The lower priced a home is, the more competition there is from other would-be house flippers.
With every $100K up you go in purchase price, there are fewer people who can afford the purchase, carrying costs and transaction costs (land transfer tax for example) of the home.
While we’re currently in a market with very few homes for sale, our experience has been that homes in GTA that are listed as “handyman specials” and marketed to flippers show the result of competition at different price points.
On the lower end of the price scale, homes that were listed between $700K to $900K sold for, on average, 107% of the asking price. It’s reasonable to assume that implies a fair bit of competition from flippers who could afford the home.
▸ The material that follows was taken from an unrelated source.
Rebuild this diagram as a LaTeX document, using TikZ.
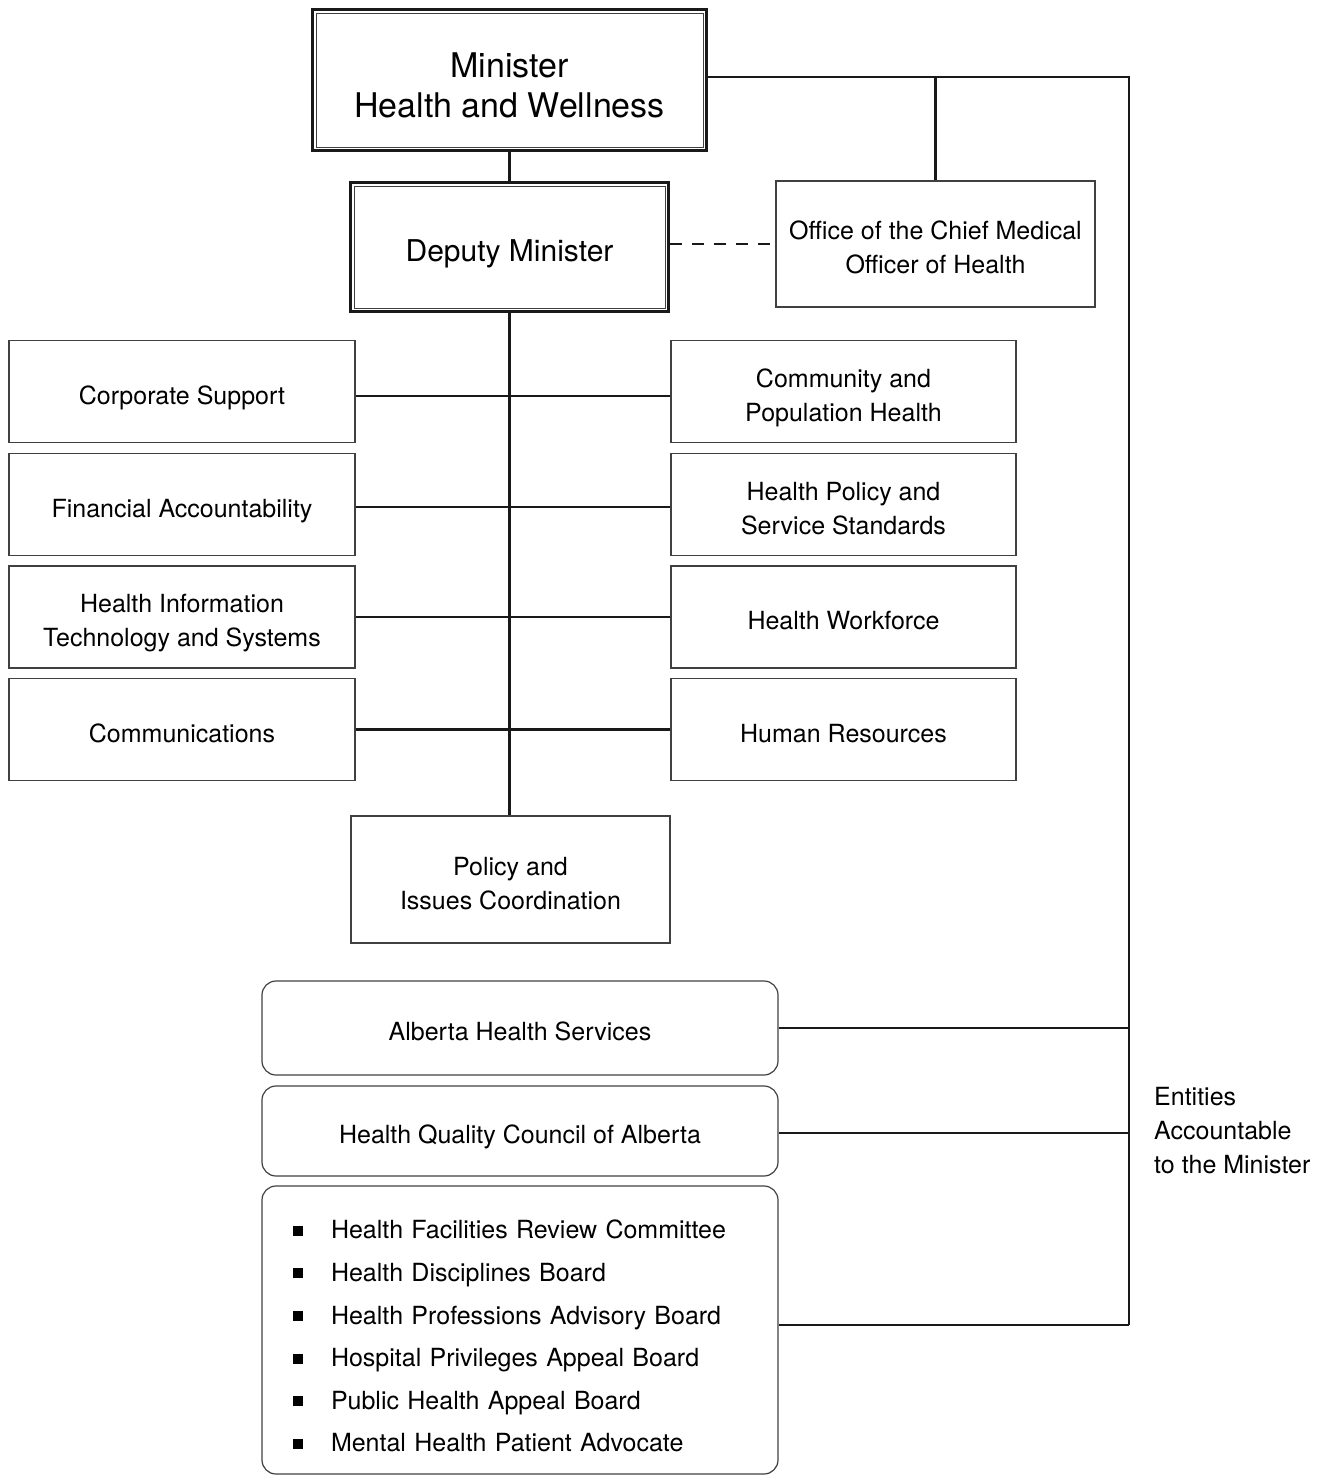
\documentclass[tikz,border=0pt]{standalone}
\usepackage{fontspec}
\setmainfont{TeX Gyre Heros}
\newcommand{\fsbody}{\fontsize{25}{34}\selectfont}
\newcommand{\fsmin}{\fontsize{34}{40}\selectfont}
\newcommand{\fsdep}{\fontsize{30}{36}\selectfont}
\newcommand{\fslist}{\fontsize{25}{42.6}\selectfont}
\newcommand{\sqb}{\makebox[38pt][l]{\raisebox{3pt}{\rule{10pt}{10pt}}}}
\newcommand{\tps}[1]{\rule{0pt}{#1}}
\newcommand{\bts}[1]{\rule[-#1]{0pt}{0pt}}
\begin{document}
\begin{tikzpicture}[x=1pt,y=-1pt,
  box/.style={draw=black!75, line width=1.2pt, inner sep=0pt, align=center, font=\fsbody},
  rbox/.style={box, rounded corners=14pt},
  conn/.style={line width=2.4pt, draw=black!90},
  dashline/.style={conn, dash pattern=on 12pt off 10pt}
]
\useasboundingbox (0,0) rectangle (1331,1476);
% top boxes
\node[draw=black!90, line width=3pt, inner sep=0pt, align=center, font=\fsmin,
      minimum width=394pt, minimum height=141pt] (min) at (509.5,80) {\tps{42.5pt}Minister\\Health and Wellness\bts{8pt}};
\draw[line width=1pt, black!75] ([shift={(5,5)}]min.north west) rectangle ([shift={(-5,-5)}]min.south east);
\node[draw=black!90, line width=3pt, inner sep=0pt, align=center, font=\fsdep,
      minimum width=318pt, minimum height=129pt] (dep) at (509.5,247) {\tps{36.6pt}Deputy Minister\bts{7pt}};
\draw[line width=1pt, black!75] ([shift={(5,5)}]dep.north west) rectangle ([shift={(-5,-5)}]dep.south east);
\node[box, minimum width=319pt, minimum height=126pt] (off) at (935.5,244) {\tps{31pt}Office of the Chief Medical\\Officer of Health\bts{6pt}};
% left column
\node[box, minimum width=346pt, minimum height=102pt] (cs) at (182,391.5) {\tps{31pt}Corporate Support\bts{6pt}};
\node[box, minimum width=346pt, minimum height=102pt] (fa) at (182,504.5) {\tps{31pt}Financial Accountability\bts{6pt}};
\node[box, minimum width=346pt, minimum height=102pt] (hit) at (182,617) {\tps{31pt}Health Information\\Technology and Systems\bts{6pt}};
\node[box, minimum width=346pt, minimum height=102pt] (com) at (182,729.5) {\tps{31pt}Communications\bts{6pt}};
% right column
\node[box, minimum width=345pt, minimum height=102pt] (cph) at (843.5,391.5) {\tps{31pt}Community and\\Population Health\bts{6pt}};
\node[box, minimum width=345pt, minimum height=102pt] (hps) at (843.5,504.5) {\tps{31pt}Health Policy and\\Service Standards\bts{6pt}};
\node[box, minimum width=345pt, minimum height=102pt] (hw) at (843.5,617) {\tps{31pt}Health Workforce\bts{6pt}};
\node[box, minimum width=345pt, minimum height=102pt] (hr) at (843.5,729.5) {\tps{31pt}Human Resources\bts{6pt}};
% policy
\node[box, minimum width=319pt, minimum height=127pt] (pol) at (510.5,879.5) {\tps{31pt}Policy and\\Issues Coordination\bts{6pt}};
% entities
\node[rbox, minimum width=516pt, minimum height=94pt] (ahs) at (520,1028) {\tps{31pt}Alberta Health Services\bts{6pt}};
\node[rbox, minimum width=516pt, minimum height=90pt] (hq) at (520,1131) {\tps{31pt}Health Quality Council of Alberta\bts{6pt}};
\node[rbox, minimum height=288pt, inner xsep=31pt, text width=454pt, align=left, font=\fslist,
      execute at begin node={\rule{0pt}{31pt}}] (lst) at (520,1330)
 {\sqb Health Facilities Review Committee\\
  \sqb Health Disciplines Board\\
  \sqb Health Professions Advisory Board\\
  \sqb Hospital Privileges Appeal Board\\
  \sqb Public Health Appeal Board\\
  \sqb Mental Health Patient Advocate};
\node[anchor=west, inner sep=0pt, align=left, font=\fsbody] (ent) at (1154,1131) {Entities\\Accountable\\to the Minister};
% connectors
\coordinate (rtop) at (1129,77);
\coordinate (rbot) at (1129,1325);
\draw[conn] (min.south) -- (dep.north);
\draw[conn] (min.east |- rtop) -- (rtop) -- (rbot);
\draw[conn] (off.north) -- (off.north |- rtop);
\draw[dashline] (dep.east |- off.west) -- (off.west);
\draw[conn] (dep.south) -- (dep.south |- pol.north);
\draw[conn] ([yshift=-4.5pt]cs.east) -- ([yshift=-4.5pt]cph.west);
\draw[conn] ([yshift=-2.5pt]fa.east) -- ([yshift=-2.5pt]hps.west);
\draw[conn] (hit.east) -- (hw.west);
\draw[conn] (com.east) -- (hr.west);
\draw[conn] (ahs.east) -- (ahs.east -| rtop);
\draw[conn] ([yshift=-2pt]hq.east) -- ([yshift=-2pt]hq.east -| rtop);
\draw[conn] (lst.east |- rbot) -- (rbot);
\end{tikzpicture}
\end{document}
Even if some were interested in the home for their own use rather than a flip, the lower price point still resulted in more competition.
In contrast, if we look at homes that were listed a bit higher, between $900K to $1.1 million, we see they sold on average for 99% of the asking price.
Paying less than list price sounds a lot better than paying more than list price, don’t you think?
Percentages stay the same but the dollar value goes way up.
The second reason higher purchase prices are better for flip properties has to do with return on investment in dollar terms.
We often talk about ROI in percentages, which makes sense when you are trying to compare apples to apples. At the end of the day though, our clients want to make a certain amount of money. If you received a 14% return on investment, that sounds pretty appealing, but it is how much that turns out to be in actual dollars that determines if you want to do it or not.
Consider two scenarios that returned similar profits in terms of percentage ROI.
In the first scenario, we found a good flip option for $750,000. With land transfer taxes and 10% of your purchase price set as a budget for renovations, you put about $100K into it, so your total investment was around $850K. If we sold for 33% more than your purchase price, you’d sell for almost $1M and clear a profit after commissions of around $121,000. That’s about 14% return on your $847,000 investment.
In the second scenario, we found a more expensive property that was also a good flip option and we bought it for $1.125M. Your land transfer taxes and a 10% renovation budget brings your total investment to about $1.275M. We sell for the same 33% more than your purchase price and that means a sale price of $1.496M, which allows you to clear $178K in profit after commissions. That is also about a 14% return on your investment.
Two options, both using similar assumptions and both returning about 14% ROI. The lower priced property nets you $121,000 in profit and the higher priced property about $178,000. That’s $57,000 more in actual dollars.
If it took six months for the flip and you were the only one involved in funding the purchase and renovation and you also oversaw the renovations, the first option sees you make you make about $20,000 per month before tax. That’s $5K a week, or about $680 a day if you’re there all the time.
The second option sees you clear almost $30K per month, which is $7,500 a week, or just under a thousand bucks a day.
Obviously the above calculations are just examples and how much you buy, spend and sell for makes the results very different, but if you’re using the same percentage assumptions about costs and returns, then the higher the purchase price, the more you are rewarded for your investment of time and money.
When you’re looking at a flip property, you need to think beyond simply the ROI, because you want to make reasonably decent money if you do a flip project. It has to be worth your time and at the lower price points, it becomes pretty easy to find yourself working hard to make not much actual money, regardless of what the percentage looks like!
Renovations cost a bit more with higher budget purchases
Finally, let’s go over something that seems pretty counter intuitive. We view the fact that renovations cost more with higher budget purchases as a positive reason to buy more expensive properties.
We say that’s a positive because they only cost a bit more than they would with a lower budget home, yet the benefit can be a lot more.
The reality in real estate is that more expensive homes are often not much bigger than cheaper homes. The location of a home has a huge impact on the price of real estate and we have shown many $2M plus homes that are not bigger than $1M homes in other, less desirable areas.
When you renovate a home that has a lower price point, there is a limit to how much additional value you will add to the home. If you spend $100K on a $800K home in a not great area, that home is not going to get you an additional $100K in appreciation on top of your work and sell for $1M. It may not even sell for $900K. Put simply, people will love the home, but they won’t be willing to pay that much for the home in that area.
In contrast, if you spend $150K on a $1.3M home, you might very well be able to get $1.6M for it and realize a $150K profit on top of your expenses. You put more money into the property, but the upside on the renovation is increased on higher priced properties.
When you can realize much greater returns on renovations with only slightly higher renovation expenses, you see that higher priced homes offer much better opportunity to make more actual dollars.